Over at the Atlantic, Jeffrey Goldberg has a behemoth of a piece digging into outgoing U.S. President Barack Obama’s view of the U.S. role in the world that has gripped the foreign policy community’s attention here in the United States. The piece, built on interviews with the president, reinforces some well-known facets of the “Obama doctrine,” including the his unique brand of foreign policy realism in the post-George W. Bush years that was famously summed up in his “Don’t do stupid shit” dictum.
In the context of the Middle East, in particular, that approach has vexed liberal interventionists and neoconservatives alike; the former exercised considerable influence over the administration’s foreign policy apparatus earlier in Obama’s term and the latter have largely been driven to the sidelines in the post-Bush years. (Indeed, neocons may be on the verge of seeing their influence erode permanently as neither major U.S. party seems eager to adopt them.) With months left on the clock for Obama’s presidency,
For readers of The Diplomat, Goldberg’s look at Obama’s foreign policy reveals a president who thinks deeply about Asia and sees an enduring role for the United States there throughout the 21st century, long after he’s gone. Obama, after all, was the architect of the now-maligned ‘Pivot’ or ‘Rebalance’ to Asia in 2011. Though the energetic language of the pivot soon collapsed under unexpected transitions in Europe and the Middle East, Asia remains at the core of Obama’s thinking.
On China—the prime challenge for the United States in Asia going forward—Obama is clear about his interest in containment. Even though his administration officially goes to great lengths to convey to Beijing that it is not pursuing an explicit strategy of containing a rising China, Obama tells Goldberg that his administration “have been able to mobilize most of Asia to isolate China in ways that have surprised China, frankly, and have very much served our interest in strengthening our alliances.” As I discussed recently, statements from the current commander of U.S. Pacific Command, Admiral Harry Harris, certainly support Obama’s statement here, especially in the South China Sea.

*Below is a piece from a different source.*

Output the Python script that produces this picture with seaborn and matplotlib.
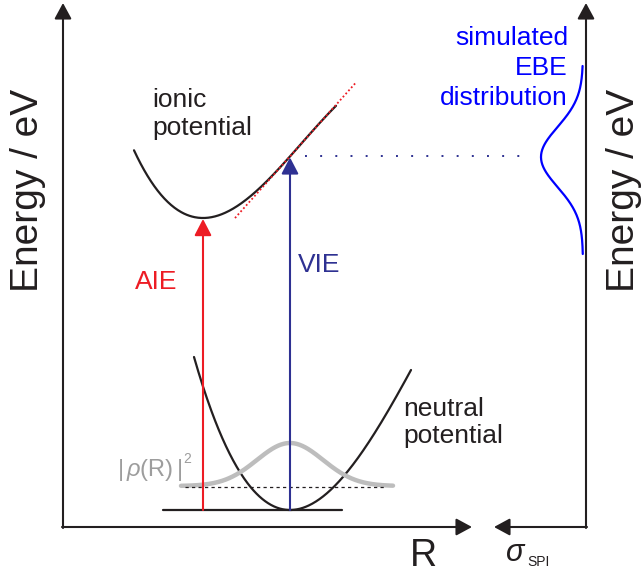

Obama also fundamentally sees the trajectory of the U.S.-China relationship as important for China’s stability and foreign policy. “If we get [the U.S.-China relationship] right and China continues on a peaceful rise, then we have a partner that is growing in capability and sharing with us the burdens and responsibilities of maintaining an international order. If China fails; if it is not able to maintain a trajectory that satisfies its population and has to resort to nationalism as an organizing principle; if it feels so overwhelmed that it never takes on the responsibilities of a country its size in maintaining the international order; if it views the world only in terms of regional spheres of influence—then not only do we see the potential for conflict with China, but we will find ourselves having more difficulty dealing with these other challenges that are going to come,” he told the Atlantic.
Another striking facet of how Obama thinks about Asia is his constant search for new states that can be brought into the U.S. sphere of influence in the region. Goldberg notes that the U.S. opening to Myanmar, which helped spur the country’s recent political transformation, came out of that instinct. What’s more interesting, perhaps, is how the administration thinks about Vietnam. Saigon fell over 40 years ago, putting an end to the Vietnam War, and this administration sees a real possibility of long-term security cooperation with Vietnam—a product of growing Chinese assertiveness in the South China Sea. In 2014, the administration moved to ease the U.S. weapons embargo against Hanoi and, last year, Obama met with Nguyen Phu Trong, the head of Vietnam’s Communist Party. Obama additionally talked up the United States’ positive perception within the country: “In Vietnam right now, America polls at 80 percent.”
It’s definitely giving this entire interview a read. It’s revealing of how Obama conceives of the United States’ role in a world where power equities have shifted and Washington doesn’t command the towering hegemonic position it enjoyed throughout the 1990s, triumphant after the Cold War. To be sure, U.S. policy in Asia has left much to be desired, for supporters and critics of the president alike. But the Obama administration sustained the fundamentals of the alliances that have defined the U.S. role in Asia following the Second World War and has shaped new partnerships to keep the U.S. relevant in the region as China rises. Additionally, Obama’s push for the Trans-Pacific Partnership trade agreement represents an effort to tether Asia to U.S. norms and standards. The next U.S. president will no doubt be grateful for that continuity.